Finally, you need to decide on a threshold. This is the score that officially turns a prospect into a Marketing Qualified Lead (MQL) and triggers the handoff to sales. Pick a starting number that feels right, and don't be afraid to adjust it. Over time, feedback from sales and your own conversion data will tell you exactly where that magic number should be.
Putting Lead Scoring Into Practice: A Real-World Example
Alright, let's move from theory to action. It’s one thing to talk about explicit and implicit data, but it's another to see how it all comes together in a real scoring model.
Think of it like a game where leads earn points for who they are and what they do. Once a lead hits a certain score, say 100 points, a light goes off, and your sales team knows it's time to reach out.
A Sample Scoring Template
So, how do you decide what’s worth 5 points versus 25? Let’s imagine we're a B2B software company and build a simple model. The trick is to give more weight to the actions and traits that signal a real intent to buy.
For instance, someone requesting a demo is way more valuable than someone just opening a newsletter. One is actively kicking the tires; the other is just browsing.
Here’s a quick look at how you could assign points. This is just a starting point, but it shows how you can blend different types of information to get a complete picture of a lead.
Example Scoring Attributes and Points
This table breaks down how you might score different attributes for that B2B software company we mentioned.

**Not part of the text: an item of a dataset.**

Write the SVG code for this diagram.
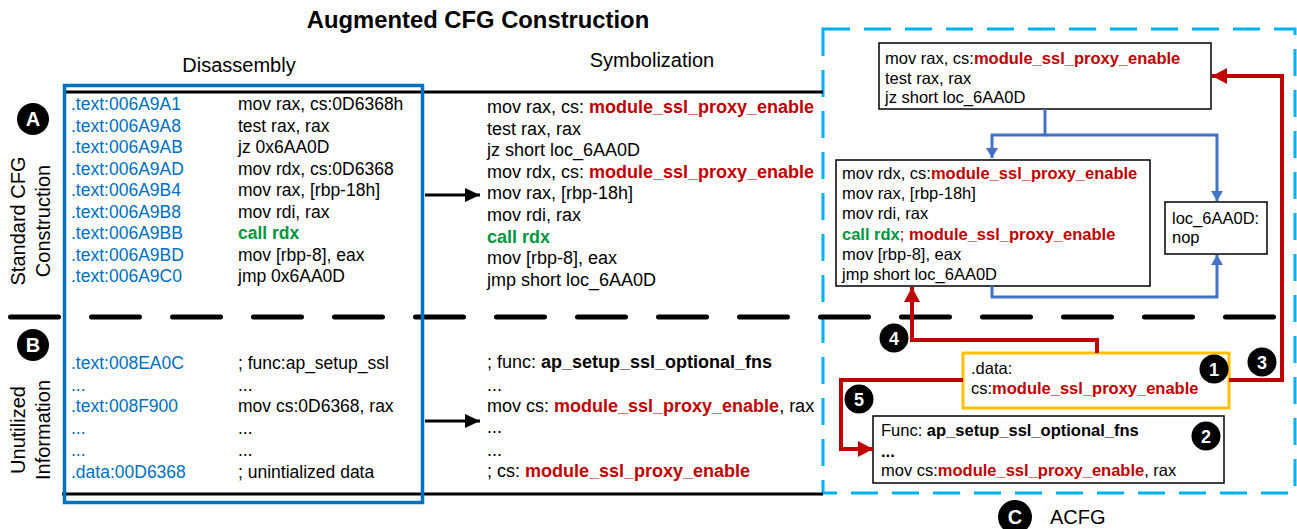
<svg xmlns="http://www.w3.org/2000/svg" width="1297" height="529" viewBox="0 0 1297 529">
<style>
text{font-family:"Liberation Sans",Arial,sans-serif;fill:#000}
.hd{font-size:20px}
.ti{font-size:23.8px;font-weight:bold}
.l{font-size:17.5px}
.m{font-size:18px}
.r{font-size:16.5px}
.ad{fill:#0070C0}
.b{font-weight:bold}
.red{fill:#C00000;font-weight:bold}
.grn{fill:#00963F;font-weight:bold}
.box{fill:#fff;stroke:#000;stroke-width:1.5}
.blue{fill:none;stroke:#4472C4;stroke-width:3}
.rd{fill:none;stroke:#C00000;stroke-width:4}
.circ{fill:#000}
.ct{fill:#fff;font-weight:bold;text-anchor:middle}
</style>
<defs>
<marker id="ab" markerWidth="12" markerHeight="12" refX="10" refY="6" orient="auto" markerUnits="userSpaceOnUse"><path d="M0,0 L10,6 L0,12 z" fill="#4472C4"/></marker>
<marker id="ar" markerWidth="16" markerHeight="16" refX="15" refY="8" orient="auto" markerUnits="userSpaceOnUse"><path d="M0,0 L15,8 L0,16 z" fill="#C00000"/></marker>
<marker id="ak" markerWidth="16" markerHeight="16" refX="15" refY="7" orient="auto" markerUnits="userSpaceOnUse"><path d="M0,0 L15,7 L0,14 z" fill="#000"/></marker>
</defs>
<rect width="1297" height="529" fill="#fff"/>

<g id="title">
<text class="ti" x="478" y="28" text-anchor="middle">Augmented CFG Construction</text>
<text class="hd" x="239" y="72" text-anchor="middle">Disassembly</text>
<text class="hd" x="652" y="67" text-anchor="middle">Symbolization</text>
</g>

<g id="acfg-frame">
<rect x="823" y="29" width="472" height="464" fill="none" stroke="#00B0F0" stroke-width="3" stroke-dasharray="27 14"/>
</g>

<g id="separators">
<line x1="65" y1="92" x2="823" y2="92" stroke="#000" stroke-width="3"/>
<line x1="62" y1="494" x2="823" y2="494" stroke="#000" stroke-width="3"/>
<line x1="10.5" y1="317" x2="1275" y2="317" stroke="#000" stroke-width="5" stroke-linecap="round" stroke-dasharray="48 33"/>
</g>

<g id="side-labels">
<circle class="circ" cx="33" cy="119" r="16"/>
<text class="ct" x="33" y="126" font-size="20">A</text>
<text class="hd" transform="translate(25,221) rotate(-90)" text-anchor="middle">Standard CFG</text>
<text class="hd" transform="translate(50,221) rotate(-90)" text-anchor="middle">Construction</text>
<circle class="circ" cx="33" cy="345" r="16"/>
<text class="ct" x="33" y="352" font-size="20">B</text>
<text class="hd" transform="translate(25,430) rotate(-90)" text-anchor="middle">Unutilized</text>
<text class="hd" transform="translate(50,430) rotate(-90)" text-anchor="middle">Information</text>
</g>

<g id="disassembly">
<rect x="64.5" y="85.5" width="358" height="417" fill="none" stroke="#0070C0" stroke-width="3.5"/>
<g class="l">
<text class="ad" x="71" y="110">.text:006A9A1</text>
<text class="ad" x="71" y="131.5">.text:006A9A8</text>
<text class="ad" x="71" y="153">.text:006A9AB</text>
<text class="ad" x="71" y="174.5">.text:006A9AD</text>
<text class="ad" x="71" y="196">.text:006A9B4</text>
<text class="ad" x="71" y="217.5">.text:006A9B8</text>
<text class="ad" x="71" y="239">.text:006A9BB</text>
<text class="ad" x="71" y="260.5">.text:006A9BD</text>
<text class="ad" x="71" y="282">.text:006A9C0</text>
<text x="238" y="110">mov rax, cs:0D6368h</text>
<text x="238" y="131.5">test rax, rax</text>
<text x="238" y="153">jz 0x6AA0D</text>
<text x="238" y="174.5">mov rdx, cs:0D6368</text>
<text x="238" y="196">mov rax, [rbp-18h]</text>
<text x="238" y="217.5">mov rdi, rax</text>
<text class="grn" x="238" y="239">call rdx</text>
<text x="238" y="260.5">mov [rbp-8], eax</text>
<text x="238" y="282">jmp 0x6AA0D</text>
<text class="ad" x="71" y="369">.text:008EA0C</text>
<text class="ad" x="71" y="391">...</text>
<text class="ad" x="71" y="412">.text:008F900</text>
<text class="ad" x="71" y="434">...</text>
<text class="ad" x="71" y="456">...</text>
<text class="ad" x="71" y="478">.data:00D6368</text>
<text x="238" y="369">; func:ap_setup_ssl</text>
<text x="238" y="391">...</text>
<text x="238" y="412">mov cs:0D6368, rax</text>
<text x="238" y="434">...</text>
<text x="238" y="456">...</text>
<text x="238" y="478">; unintialized data</text>
</g>
</g>

<g id="symbolization">
<g class="m">
<text x="487" y="113">mov rax, cs: <tspan class="red">module_ssl_proxy_enable</tspan></text>
<text x="487" y="134.6">test rax, rax</text>
<text x="487" y="156.2">jz short loc_6AA0D</text>
<text x="487" y="177.8">mov rdx, cs: <tspan class="red">module_ssl_proxy_enable</tspan></text>
<text x="487" y="199.4">mov rax, [rbp-18h]</text>
<text x="487" y="221">mov rdi, rax</text>
<text class="grn" x="487" y="242.6">call rdx</text>
<text x="487" y="264.2">mov [rbp-8], eax</text>
<text x="487" y="285.8">jmp short loc_6AA0D</text>
<text x="487" y="368">; func: <tspan class="b">ap_setup_ssl_optional_fns</tspan></text>
<text x="487" y="391">...</text>
<text x="487" y="412">mov cs: <tspan class="red">module_ssl_proxy_enable</tspan>, rax</text>
<text x="487" y="433">...</text>
<text x="487" y="456">...</text>
<text x="487" y="477">; cs: <tspan class="red">module_ssl_proxy_enable</tspan></text>
</g>
</g>

<g id="node-top">
<rect class="box" x="879" y="43" width="332" height="66"/>
<g class="r">
<text x="885" y="64">mov rax, cs:<tspan class="red">module_ssl_proxy_enable</tspan></text>
<text x="885" y="84">test rax, rax</text>
<text x="885" y="103">jz short loc_6AA0D</text>
</g>
</g>

<g id="node-mid">
<rect class="box" x="836" y="160" width="314" height="126"/>
<g class="r">
<text x="842" y="179">mov rdx, cs:<tspan class="red">module_ssl_proxy_enable</tspan></text>
<text x="842" y="199">mov rax, [rbp-18h]</text>
<text x="842" y="219">mov rdi, rax</text>
<text x="842" y="240"><tspan class="grn">call rdx</tspan><tspan fill="#C00000">; </tspan><tspan class="red">module_ssl_proxy_enable</tspan></text>
<text x="842" y="260">mov [rbp-8], eax</text>
<text x="842" y="280">jmp short loc_6AA0D</text>
</g>
</g>

<g id="node-loc">
<rect class="box" x="1165" y="202" width="102" height="52"/>
<g class="r">
<text x="1172" y="224">loc_6AA0D:</text>
<text x="1172" y="243">nop</text>
</g>
</g>

<g id="node-data">
<rect x="963" y="353" width="266" height="55" fill="#fff" stroke="#FFC000" stroke-width="3"/>
<g class="r">
<text x="971" y="374">.data:</text>
<text x="971" y="394">cs:<tspan class="red">module_ssl_proxy_enable</tspan></text>
</g>
</g>

<g id="node-func">
<rect class="box" x="873" y="416" width="351" height="67"/>
<g class="r">
<text x="881" y="436">Func: <tspan class="b">ap_setup_ssl_optional_fns</tspan></text>
<text class="b" x="881" y="457">...</text>
<text x="881" y="476">mov cs:<tspan class="red">module_ssl_proxy_enable</tspan>, rax</text>
</g>
</g>

<g id="connectors">
<line x1="425" y1="195" x2="480" y2="195" stroke="#000" stroke-width="3" marker-end="url(#ak)"/>
<line x1="425" y1="421" x2="480" y2="421" stroke="#000" stroke-width="3" marker-end="url(#ak)"/>
<path class="blue" d="M1045,109 V135 H992 V158" marker-end="url(#ab)"/>
<path class="blue" d="M1045,135 H1217 V201" marker-end="url(#ab)"/>
<path class="blue" d="M992,286 V297 H1217 V255" marker-end="url(#ab)"/>
<path class="rd" d="M1229,380 H1282 V76 H1212" marker-end="url(#ar)"/>
<path class="rd" d="M1097,353 V340 H912 V287" marker-end="url(#ar)"/>
<path class="rd" d="M963,380 H841 V449 H873" marker-end="url(#ar)"/>
</g>

<g id="step-markers">
<circle class="circ" cx="1214" cy="369" r="14.5"/><text class="ct" x="1214" y="375.5" font-size="18">1</text>
<circle class="circ" cx="1206" cy="436" r="14.5"/><text class="ct" x="1206" y="442.5" font-size="18">2</text>
<circle class="circ" cx="1262" cy="362" r="14.5"/><text class="ct" x="1262" y="368.5" font-size="18">3</text>
<circle class="circ" cx="894" cy="338" r="14.5"/><text class="ct" x="894" y="344.5" font-size="18">4</text>
<circle class="circ" cx="859" cy="399" r="14.5"/><text class="ct" x="859" y="405.5" font-size="18">5</text>
</g>

<g id="acfg-label">
<circle class="circ" cx="1015" cy="517" r="17"/>
<text class="ct" x="1015" y="524" font-size="20">C</text>
<text class="hd" x="1050" y="524">ACFG</text>
</g>
</svg>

Notice how high-value demographic data (like a C-level title) and high-intent behaviors (like visiting the pricing page) earn the most points.
Attribute Type | Scoring Criteria | Example Points |
---|---|---|
Explicit (Firmographic) | Job Title (VP or C-Suite) | +20 |
Company Size (Over 200 employees) | +15 | |
Industry (Matches your ICP) | +10 | |
Implicit (Behavioral) | Requested a Demo | +25 |
Visited the Pricing Page | +15 | |
Attended a Webinar | +10 | |
Downloaded a Case Study | +5 | |
Opened a Marketing Email | +2 |
As you can see, this balanced approach helps you focus on two things at once: finding the right people and finding the people who are most engaged right now.
By setting up a clear scoring system like this, you take the guesswork out of lead qualification. Gut feelings are replaced with a hard number, giving both your marketing and sales teams a clear, objective signal they can trust and act on.
The Future of Scoring with AI
While setting up a manual, rules-based scoring system is a fantastic start, the next chapter in lead scoring is already being written by artificial intelligence. AI is what takes a good system and makes it a genuinely smart one.
Think of a scoring model that doesn't just follow your instructions but actually learns and gets better on its own. That's the core idea behind predictive lead scoring. Instead of you setting the rules, it dives into all your historical data—every single win and loss—to figure out the complex patterns that truly point to a future sale.
This AI-powered approach sees things we often can't. It can uncover subtle connections that a human analyst might easily overlook. For example, it might discover that leads from a certain industry who download a specific whitepaper and then visit your pricing page twice are almost guaranteed to convert. AI spots that connection and adjusts scores on the fly.
Moving Beyond Human Bias
One of the biggest wins with AI in lead scoring is its ability to stay objective. Let's be honest, manual models can sometimes be shaped by outdated assumptions or a bit of "gut feeling" from the sales and marketing teams.
AI cuts right through that. It relies purely on the data, making sure every lead is judged based on what has actually worked in the past, not on what someone thinks should work. This data-driven method builds a far more accurate and dependable system from the ground up.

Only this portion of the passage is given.